/---
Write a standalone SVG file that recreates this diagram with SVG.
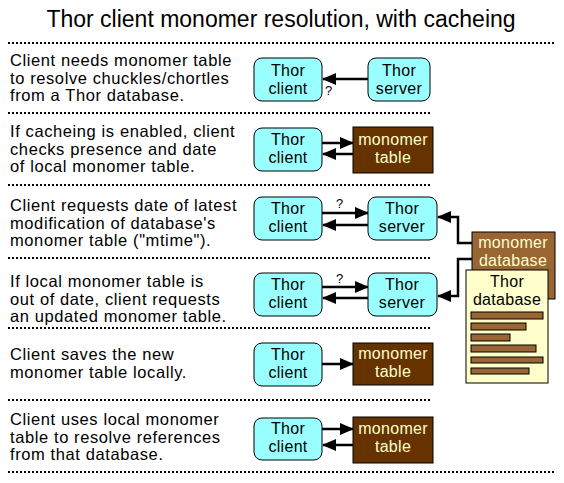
<svg xmlns="http://www.w3.org/2000/svg" width="564" height="483" viewBox="0 0 564 483">
<style>
text{font-family:"Liberation Sans",Arial,sans-serif}
.title{font-size:23px;text-anchor:middle}
.desc{font-size:16.5px;letter-spacing:0.6px}
.nl{font-size:16px;letter-spacing:0.3px;text-anchor:middle;fill:#000}
.tl{font-size:16px;letter-spacing:0.3px;text-anchor:middle;fill:#ffffcc}
.q{font-size:13px;fill:#000}
.sep{stroke:#000;stroke-width:2;stroke-dasharray:2 2;fill:none}
.cyan{fill:#99ffff;stroke:#000;stroke-width:1}
.brown{fill:#663300;stroke:#000;stroke-width:1}
.conn{stroke:#000;stroke-width:2.5;fill:none;marker-end:url(#ah)}
</style>
<defs>
<marker id="ah" viewBox="0 0 14 12" refX="13" refY="6" markerWidth="14" markerHeight="12" markerUnits="userSpaceOnUse" orient="auto">
<path d="M0,0 L14,6 L0,12 Z" fill="#000"/>
</marker>
</defs>
<rect width="564" height="483" fill="#fff"/>
<text class="title" x="281" y="27">Thor client monomer resolution, with cacheing</text>
<g id="separators">
<line class="sep" x1="8" y1="43" x2="556" y2="43"/>
<line class="sep" x1="8" y1="113" x2="432" y2="113"/>
<line class="sep" x1="8" y1="185" x2="432" y2="185"/>
<line class="sep" x1="8" y1="258" x2="432" y2="258"/>
<line class="sep" x1="8" y1="328" x2="432" y2="328"/>
<line class="sep" x1="8" y1="400" x2="432" y2="400"/>
<line class="sep" x1="8" y1="472" x2="556" y2="472"/>
</g>
<g id="descriptions" class="desc">
<text x="10" y="66">Client needs monomer table</text>
<text x="10" y="84">to resolve chuckles/chortles</text>
<text x="10" y="101">from a Thor database.</text>
<text x="10" y="137">If cacheing is enabled, client</text>
<text x="10" y="155">checks presence and date</text>
<text x="10" y="172">of local monomer table.</text>
<text x="10" y="211">Client requests date of latest</text>
<text x="10" y="229">modification of database's</text>
<text x="10" y="246">monomer table ("mtime").</text>
<text x="10" y="287">If local monomer table is</text>
<text x="10" y="305">out of date, client requests</text>
<text x="10" y="322">an updated monomer table.</text>
<text x="10" y="360">Client saves the new</text>
<text x="10" y="378">monomer table locally.</text>
<text x="10" y="425">Client uses local monomer</text>
<text x="10" y="443">table to resolve references</text>
<text x="10" y="460">from that database.</text>
</g>
<g id="connectors">
<line class="conn" x1="368" y1="79" x2="323" y2="79"/>
<line class="conn" x1="322" y1="143" x2="353" y2="143"/>
<line class="conn" x1="353" y1="154" x2="323" y2="154"/>
<line class="conn" x1="322" y1="213" x2="368" y2="213"/>
<line class="conn" x1="368" y1="225" x2="323" y2="225"/>
<line class="conn" x1="322" y1="287" x2="368" y2="287"/>
<line class="conn" x1="368" y1="298" x2="323" y2="298"/>
<line class="conn" x1="322" y1="364" x2="353" y2="364"/>
<line class="conn" x1="322" y1="429" x2="353" y2="429"/>
<line class="conn" x1="353" y1="445" x2="323" y2="445"/>
<polyline class="conn" points="472,243 458,243 458,217 438,217"/>
<polyline class="conn" points="472,259 458,259 458,296 438,296"/>
<text class="q" x="325" y="95">?</text>
<text class="q" x="336" y="208">?</text>
<text class="q" x="336" y="283">?</text>
</g>
<g id="client1"><rect class="cyan" x="254" y="58" width="68" height="43" rx="8"/><text class="nl" x="288" y="76">Thor</text><text class="nl" x="288" y="94">client</text></g>
<g id="server1"><rect class="cyan" x="368" y="58" width="62" height="43" rx="8"/><text class="nl" x="399" y="76">Thor</text><text class="nl" x="399" y="94">server</text></g>
<g id="client2"><rect class="cyan" x="254" y="128" width="68" height="43" rx="8"/><text class="nl" x="288" y="145">Thor</text><text class="nl" x="288" y="163">client</text></g>
<g id="table2"><rect class="brown" x="353" y="127" width="80" height="46"/><text class="tl" x="393" y="145">monomer</text><text class="tl" x="393" y="163">table</text></g>
<g id="client3"><rect class="cyan" x="254" y="197" width="68" height="43" rx="8"/><text class="nl" x="288" y="214">Thor</text><text class="nl" x="288" y="232">client</text></g>
<g id="server3"><rect class="cyan" x="368" y="197" width="69" height="43" rx="8"/><text class="nl" x="402" y="214">Thor</text><text class="nl" x="402" y="232">server</text></g>
<g id="client4"><rect class="cyan" x="254" y="273" width="68" height="43" rx="8"/><text class="nl" x="288" y="290">Thor</text><text class="nl" x="288" y="308">client</text></g>
<g id="server4"><rect class="cyan" x="368" y="273" width="69" height="43" rx="8"/><text class="nl" x="402" y="290">Thor</text><text class="nl" x="402" y="308">server</text></g>
<g id="client5"><rect class="cyan" x="254" y="343" width="68" height="43" rx="8"/><text class="nl" x="288" y="360">Thor</text><text class="nl" x="288" y="378">client</text></g>
<g id="table5"><rect class="brown" x="353" y="343" width="80" height="42"/><text class="tl" x="393" y="359">monomer</text><text class="tl" x="393" y="377">table</text></g>
<g id="client6"><rect class="cyan" x="254" y="418" width="68" height="42" rx="8"/><text class="nl" x="288" y="434">Thor</text><text class="nl" x="288" y="452">client</text></g>
<g id="table6"><rect class="brown" x="353" y="417" width="80" height="46"/><text class="tl" x="393" y="434">monomer</text><text class="tl" x="393" y="452">table</text></g>
<g id="monomer-database"><rect x="472" y="232" width="83" height="67" fill="#996633" stroke="#000" stroke-width="1"/><text class="tl" x="513" y="248">monomer</text><text class="tl" x="513" y="266">database</text></g>
<g id="thor-database">
<rect x="466" y="270" width="82" height="113" fill="#ffffcc" stroke="#000" stroke-width="1"/>
<text class="nl" x="507" y="287">Thor</text><text class="nl" x="507" y="305">database</text>
<g fill="#996633" stroke="#000" stroke-width="1">
<rect x="471" y="312" width="72" height="7"/>
<rect x="471" y="323" width="55" height="7"/>
<rect x="471" y="334" width="39" height="7"/>
<rect x="471" y="345" width="65" height="7"/>
<rect x="471" y="357" width="72" height="6"/>
<rect x="471" y="368" width="58" height="6"/>
</g>
</g>
</svg>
\---
- _YOUR GOAL_: Restate the whole of the material word for word without the pictures.

- _FINAL RESULT_:
Write a standalone SVG file that recreates this diagram with SVG.
<svg xmlns="http://www.w3.org/2000/svg" width="564" height="483" viewBox="0 0 564 483">
<style>
text{font-family:"Liberation Sans",Arial,sans-serif}
.title{font-size:23px;text-anchor:middle}
.desc{font-size:16.5px;letter-spacing:0.6px}
.nl{font-size:16px;letter-spacing:0.3px;text-anchor:middle;fill:#000}
.tl{font-size:16px;letter-spacing:0.3px;text-anchor:middle;fill:#ffffcc}
.q{font-size:13px;fill:#000}
.sep{stroke:#000;stroke-width:2;stroke-dasharray:2 2;fill:none}
.cyan{fill:#99ffff;stroke:#000;stroke-width:1}
.brown{fill:#663300;stroke:#000;stroke-width:1}
.conn{stroke:#000;stroke-width:2.5;fill:none;marker-end:url(#ah)}
</style>
<defs>
<marker id="ah" viewBox="0 0 14 12" refX="13" refY="6" markerWidth="14" markerHeight="12" markerUnits="userSpaceOnUse" orient="auto">
<path d="M0,0 L14,6 L0,12 Z" fill="#000"/>
</marker>
</defs>
<rect width="564" height="483" fill="#fff"/>
<text class="title" x="281" y="27">Thor client monomer resolution, with cacheing</text>
<g id="separators">
<line class="sep" x1="8" y1="43" x2="556" y2="43"/>
<line class="sep" x1="8" y1="113" x2="432" y2="113"/>
<line class="sep" x1="8" y1="185" x2="432" y2="185"/>
<line class="sep" x1="8" y1="258" x2="432" y2="258"/>
<line class="sep" x1="8" y1="328" x2="432" y2="328"/>
<line class="sep" x1="8" y1="400" x2="432" y2="400"/>
<line class="sep" x1="8" y1="472" x2="556" y2="472"/>
</g>
<g id="descriptions" class="desc">
<text x="10" y="66">Client needs monomer table</text>
<text x="10" y="84">to resolve chuckles/chortles</text>
<text x="10" y="101">from a Thor database.</text>
<text x="10" y="137">If cacheing is enabled, client</text>
<text x="10" y="155">checks presence and date</text>
<text x="10" y="172">of local monomer table.</text>
<text x="10" y="211">Client requests date of latest</text>
<text x="10" y="229">modification of database's</text>
<text x="10" y="246">monomer table ("mtime").</text>
<text x="10" y="287">If local monomer table is</text>
<text x="10" y="305">out of date, client requests</text>
<text x="10" y="322">an updated monomer table.</text>
<text x="10" y="360">Client saves the new</text>
<text x="10" y="378">monomer table locally.</text>
<text x="10" y="425">Client uses local monomer</text>
<text x="10" y="443">table to resolve references</text>
<text x="10" y="460">from that database.</text>
</g>
<g id="connectors">
<line class="conn" x1="368" y1="79" x2="323" y2="79"/>
<line class="conn" x1="322" y1="143" x2="353" y2="143"/>
<line class="conn" x1="353" y1="154" x2="323" y2="154"/>
<line class="conn" x1="322" y1="213" x2="368" y2="213"/>
<line class="conn" x1="368" y1="225" x2="323" y2="225"/>
<line class="conn" x1="322" y1="287" x2="368" y2="287"/>
<line class="conn" x1="368" y1="298" x2="323" y2="298"/>
<line class="conn" x1="322" y1="364" x2="353" y2="364"/>
<line class="conn" x1="322" y1="429" x2="353" y2="429"/>
<line class="conn" x1="353" y1="445" x2="323" y2="445"/>
<polyline class="conn" points="472,243 458,243 458,217 438,217"/>
<polyline class="conn" points="472,259 458,259 458,296 438,296"/>
<text class="q" x="325" y="95">?</text>
<text class="q" x="336" y="208">?</text>
<text class="q" x="336" y="283">?</text>
</g>
<g id="client1"><rect class="cyan" x="254" y="58" width="68" height="43" rx="8"/><text class="nl" x="288" y="76">Thor</text><text class="nl" x="288" y="94">client</text></g>
<g id="server1"><rect class="cyan" x="368" y="58" width="62" height="43" rx="8"/><text class="nl" x="399" y="76">Thor</text><text class="nl" x="399" y="94">server</text></g>
<g id="client2"><rect class="cyan" x="254" y="128" width="68" height="43" rx="8"/><text class="nl" x="288" y="145">Thor</text><text class="nl" x="288" y="163">client</text></g>
<g id="table2"><rect class="brown" x="353" y="127" width="80" height="46"/><text class="tl" x="393" y="145">monomer</text><text class="tl" x="393" y="163">table</text></g>
<g id="client3"><rect class="cyan" x="254" y="197" width="68" height="43" rx="8"/><text class="nl" x="288" y="214">Thor</text><text class="nl" x="288" y="232">client</text></g>
<g id="server3"><rect class="cyan" x="368" y="197" width="69" height="43" rx="8"/><text class="nl" x="402" y="214">Thor</text><text class="nl" x="402" y="232">server</text></g>
<g id="client4"><rect class="cyan" x="254" y="273" width="68" height="43" rx="8"/><text class="nl" x="288" y="290">Thor</text><text class="nl" x="288" y="308">client</text></g>
<g id="server4"><rect class="cyan" x="368" y="273" width="69" height="43" rx="8"/><text class="nl" x="402" y="290">Thor</text><text class="nl" x="402" y="308">server</text></g>
<g id="client5"><rect class="cyan" x="254" y="343" width="68" height="43" rx="8"/><text class="nl" x="288" y="360">Thor</text><text class="nl" x="288" y="378">client</text></g>
<g id="table5"><rect class="brown" x="353" y="343" width="80" height="42"/><text class="tl" x="393" y="359">monomer</text><text class="tl" x="393" y="377">table</text></g>
<g id="client6"><rect class="cyan" x="254" y="418" width="68" height="42" rx="8"/><text class="nl" x="288" y="434">Thor</text><text class="nl" x="288" y="452">client</text></g>
<g id="table6"><rect class="brown" x="353" y="417" width="80" height="46"/><text class="tl" x="393" y="434">monomer</text><text class="tl" x="393" y="452">table</text></g>
<g id="monomer-database"><rect x="472" y="232" width="83" height="67" fill="#996633" stroke="#000" stroke-width="1"/><text class="tl" x="513" y="248">monomer</text><text class="tl" x="513" y="266">database</text></g>
<g id="thor-database">
<rect x="466" y="270" width="82" height="113" fill="#ffffcc" stroke="#000" stroke-width="1"/>
<text class="nl" x="507" y="287">Thor</text><text class="nl" x="507" y="305">database</text>
<g fill="#996633" stroke="#000" stroke-width="1">
<rect x="471" y="312" width="72" height="7"/>
<rect x="471" y="323" width="55" height="7"/>
<rect x="471" y="334" width="39" height="7"/>
<rect x="471" y="345" width="65" height="7"/>
<rect x="471" y="357" width="72" height="6"/>
<rect x="471" y="368" width="58" height="6"/>
</g>
</g>
</svg>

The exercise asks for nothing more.